Techniques from Tamron Techs: Astrophotography and Light Painting
Astrophotography – who doesn’t love it? All the stars, the milky way; there’s so much beauty in our skies and capturing that with our camera can be so rewarding. But why not take those beautiful night sky photos and take it up a notch? How you ask…with light painting of course! Painting your scene with light can take your photos to a whole new level and really show of your skills. But what is painting with light? Quite simply, light painting is a technique used in long exposure photography where you can use artificial light sources to illuminate a scene, so we won’t be using any paint brushes here people.
It is an interesting technical challenge. Without the right equipment, sufficient darkness, good technique and appropriate timing, the photograph fails. It could take up to a hundred failed attempts before you get it right. Here I will be giving you the tools and tips to get started, so don’t get frustrated when you’re out there shooting!
Now if you are familiar with astrophotography, you may already know the starting points. It may sound like an excuse, but your settings will depend on your situation. Moon phases, light pollution, and time of year will all have an impact on what your settings will be. But like I said, there is a starting point that can get us going. First, we will need a wide-angle lens. In these photos, I am using my Tamron 15-30mm f/2.8 VC USD G2. Notice the 2.8 aperture, that will come into play. Next I have to be on a tripod because we will be shooting long exposures. Lastly, we will need some sort of artificial light. This again will depend, but you don’t have to break the bank to get good results. I have even used my phone’s LED light from time to time. However, if we want to light a subject more than 10 yards from us, we’ll need something more powerful. A light with 400 Lumens or better will be more than efficient.
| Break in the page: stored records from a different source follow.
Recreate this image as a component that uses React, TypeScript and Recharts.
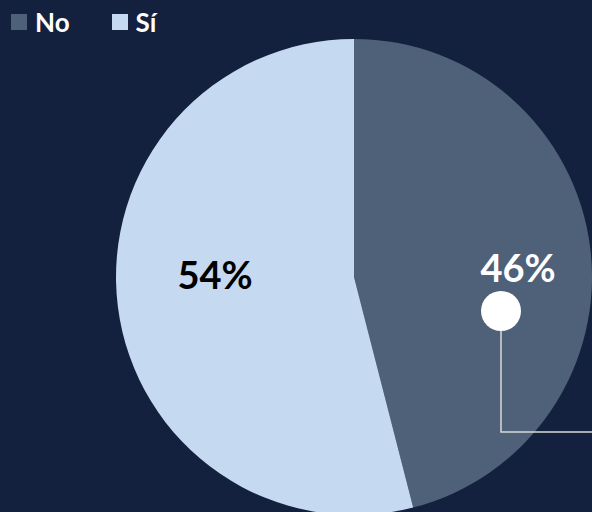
import { PieChart, Pie, Cell, Legend } from "recharts";

const categories = ["No", "Sí"];
const shares = [46, 54];

const COLORS = ["#4f6079", "#c5d9f0"];
const LABEL_COLORS = ["#ffffff", "#000000"];
const BG = "#13213f";
const FONT = "Lato, 'Open Sans', sans-serif";

const data = categories.map((name, i) => ({ name, value: shares[i] }));

// label nudges (relative to the pie centre) so they sit like the original
const LABEL_POS = [
  { dx: 164, dy: -10 },
  { dx: -139, dy: -3 },
];

function renderLabel(props: any) {
  const { cx, cy, index, value } = props;
  const p = LABEL_POS[index];
  const x = cx + p.dx;
  const y = cy + p.dy;
  return (
    <g key={`lbl-${index}`}>
      <text
        x={x}
        y={y}
        fill={LABEL_COLORS[index]}
        textAnchor="middle"
        dominantBaseline="central"
        fontFamily={FONT}
        fontWeight={700}
        fontSize={38}
      >
        {value}%
      </text>
      {index === 0 && (
        <g>
          <polyline
            points={`${cx + 147},${cy + 54} ${cx + 147},${cy + 155} ${cx + 240},${cy + 155}`}
            fill="none"
            stroke="#d9d9d9"
            strokeWidth={1.5}
          />
          <circle cx={cx + 147} cy={cy + 34} r={20} fill="#ffffff" />
        </g>
      )}
    </g>
  );
}

function renderLegend() {
  return (
    <div style={{ display: "flex", fontFamily: FONT, fontWeight: 700, fontSize: 26, lineHeight: "30px", color: "#ffffff" }}>
      {data.map((d, i) => (
        <div key={d.name} style={{ display: "flex", alignItems: "center", marginRight: i === 0 ? 42 : 0 }}>
          <span style={{ display: "inline-block", width: 16, height: 16, background: COLORS[i], marginRight: 8 }} />
          <span>{d.name}</span>
        </div>
      ))}
    </div>
  );
}

export default function App() {
  return (
    <div style={{ width: 592, height: 512, background: BG, overflow: "hidden" }}>
      <style>{`body{margin:0;}`}</style>
      <PieChart width={592} height={512} margin={{ top: 0, right: 0, bottom: 0, left: 0 }}>
        <Legend
          content={renderLegend}
          verticalAlign="top"
          align="left"
          wrapperStyle={{ top: 7, left: 11, width: "auto", height: 34 }}
        />
        <Pie
          data={data}
          dataKey="value"
          nameKey="name"
          cx={354}
          cy={243}
          outerRadius={238}
          startAngle={90}
          endAngle={-270}
          stroke="none"
          labelLine={false}
          label={renderLabel}
          isAnimationActive={false}
        >
          {data.map((_, i) => (
            <Cell key={i} fill={COLORS[i]} />
          ))}
        </Pie>
      </PieChart>
    </div>
  );
}
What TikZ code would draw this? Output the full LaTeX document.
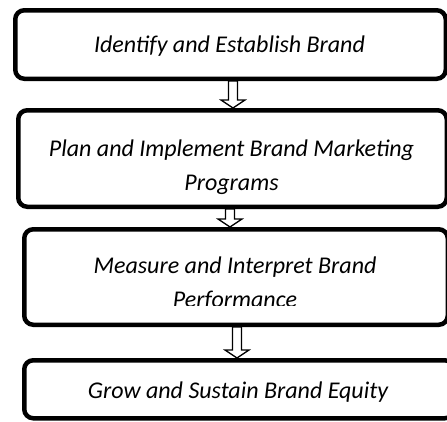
\documentclass[tikz,border=0pt]{standalone}
\usepackage{fontspec}
\setmainfont{Carlito}
\usetikzlibrary{calc}

\tikzset{
  stagebox/.style={draw, line width=4.5pt, rounded corners=9pt, fill=white,
    inner sep=0pt, anchor=north west},
  stagetext/.style={align=center, inner sep=0pt,
    font=\itshape\fontsize{24}{34}\selectfont},
}
% hollow block arrow from #1 (top) down to the y of #2
\newcommand{\blockarrow}[2]{%
  \draw[line width=1.3pt, fill=white] let \p1=(#1), \p2=(#2) in
    (\x1-4.5pt,\y1) -- (\x1-4.5pt,\y2+8pt) -- (\x1-12pt,\y2+8pt) -- (\x1,\y2)
    -- (\x1+12pt,\y2+8pt) -- (\x1+4.5pt,\y2+8pt) -- (\x1+4.5pt,\y1) -- cycle;}

\begin{document}
\begin{tikzpicture}[x=1pt,y=-1pt]
    \clip (0,0) rectangle (447,421);
    \fill[white] (0,0) rectangle (447,421);

    \node[stagebox, minimum width=430.5pt, minimum height=68.5pt] (identify) at (13,8) {};
    \node[stagebox, minimum width=428.5pt, minimum height=96.5pt] (plan) at (16,108) {};
    \node[stagebox, minimum width=423.5pt, minimum height=95.5pt] (measure) at (22,227) {};
    \node[stagebox, minimum width=429.5pt, minimum height=58pt] (grow) at (22,358) {};

    \node[stagetext] (identify-text) at ($(identify.center)+(-1,1.5)$)
        {Identify and Establish Brand};
    \node[stagetext] (plan-text) at ($(plan.center)+(-1,9)$)
        {Plan and Implement Brand Marketing\\Programs};
    \begin{scope}
        \clip (measure.north west) rectangle ($(measure.east)+(0,28)$);
        \node[stagetext] (measure-text) at ($(measure.center)+(-1,7)$)
            {Measure and Interpret Brand\\Performance};
    \end{scope}
    \node[stagetext] (grow-text) at ($(grow.center)+(-1,2.5)$)
        {Grow and Sustain Brand Equity};

    \coordinate (identify-out) at ($(identify.south)+(2.5,0)$);
    \coordinate (plan-out) at ($(plan.south)+(-2.5,0)$);
    \coordinate (measure-out) at ($(measure.south)+(1,0)$);

    \blockarrow{identify-out}{plan.north}
    \blockarrow{plan-out}{measure.north}
    \blockarrow{measure-out}{grow.north}
\end{tikzpicture}
\end{document}
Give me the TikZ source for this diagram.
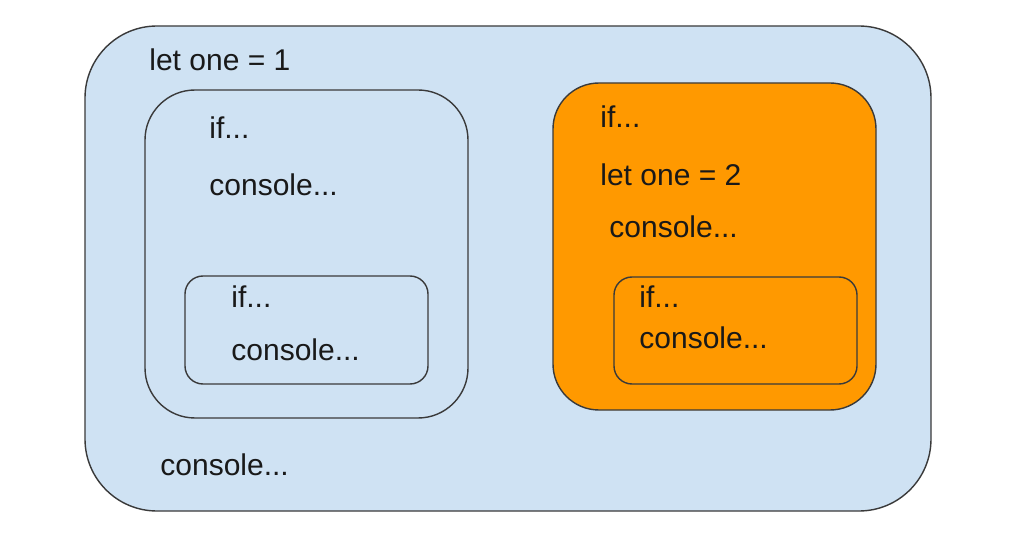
\documentclass[tikz,border=0pt]{standalone}
\usepackage{fontspec}
\setmainfont{Liberation Sans}
\definecolor{paleblue}{HTML}{CFE2F3}
\definecolor{gorange}{HTML}{FF9900}
\definecolor{edge}{HTML}{3A3A3A}
\begin{document}
\begin{tikzpicture}[x=0.5pt,y=-0.5pt,
  scopebox/.style={draw=edge,line width=0.7pt},
  lbl/.style={anchor=base west,inner sep=0pt,font=\fontsize{15}{18}\selectfont,text=black!90}]
\useasboundingbox (0,0) rectangle (1024,535);
\fill[white] (0,0) rectangle (1024,535);
% outer scope
\draw[scopebox,fill=paleblue,rounded corners=36pt] (85,26) rectangle (931,511);
% left block
\draw[scopebox,rounded corners=25pt] (145,90) rectangle (468,418);
\draw[scopebox,rounded corners=9pt] (185,276) rectangle (428,384);
% orange block
\draw[scopebox,fill=gorange,rounded corners=23pt] (553,83) rectangle (876,410);
\draw[scopebox,rounded corners=9pt] (614,277) rectangle (857,384);
% texts
\node[lbl] (t1) at (149,71) {let one = 1};
\node[lbl] (t2) at (209,139) {if...};
\node[lbl] (t3) at (209,196) {console...};
\node[lbl] (t4) at (231,307) {if...};
\node[lbl] (t5) at (231,360) {console...};
\node[lbl] (t6) at (160,475) {console...};
\node[lbl] (t7) at (600,128) {if...};
\node[lbl] (t8) at (600,186) {let one = 2};
\node[lbl] (t9) at (609,238) {console...};
\node[lbl] (t10) at (639,307) {if...};
\node[lbl] (t11) at (639,349) {console...};
\end{tikzpicture}
\end{document}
Ok, so now we have the gear necessary, time to dial in our settings. First our shutter speed. Because we are on planet Earth, we are in constant motion. If we want to get the pinpoint stars, our shutter will be limited to 30 seconds. Anything longer than that will result in star trails. Next, we set our aperture, which with this 15-30mm lens, can open up to f/2.8…lots of light! Lastly, we have to boost our ISO up. This is where things can vary based on what your situation is. Typically, in a pitch-black scene (which is ideal) we will bump our ISO up to 3200. These settings are of course a starting point. Feel free to experiment on what works for you.
Now it’s time to play with the light. In my trip to Moab, UT, I had amazing opportunities to capture the beauty of the milky way skies as well as the amazing formations of Arches National Park. Three photos with three different light sources. First, I was using my powerful flashlight to light up mesa arch. It takes a lot of trial and error, but when you get it right, it all pays off. Having the bit of detail on the arch adds so much more interest rather than having it just as a silhouette. Next, I’m using my cell phone. I found a really cool looking tree and wanted to exaggerate that formation. So, got up nice and close and with about 30 attempts, I got the look I was going for. All we’re doing here is lighting the subject as the shutter stays open. Lastly, we have a happy accident.
15mm, f/2.8, 30.0 sec, ISO 3200
15mm, f/2.8, 25.0 sec, ISO 3200
Because I was shooting from the parking lot, cars were consistently driving past me. So, in a bunch of my photos, I had car lights lighting up my scene. At first, I was frustrated, but then I embraced the moment and in the end, I was happy with the results. The lights gave me just enough detail on balanced rock.
15mm, f/2.8, 25.0 sec, ISO 3200
The fun thing about painting with light is that we never know what to expect. Every single photo will be its own unique self. With the right tools and the right amount of patience, you can achieve amazing results using this technique and can even take it further from here. Bring in colored LEDs into your scene to add interesting formations and patterns all over. You are only limited to the amount of creativity you have. Now take what you have learned and go shoot!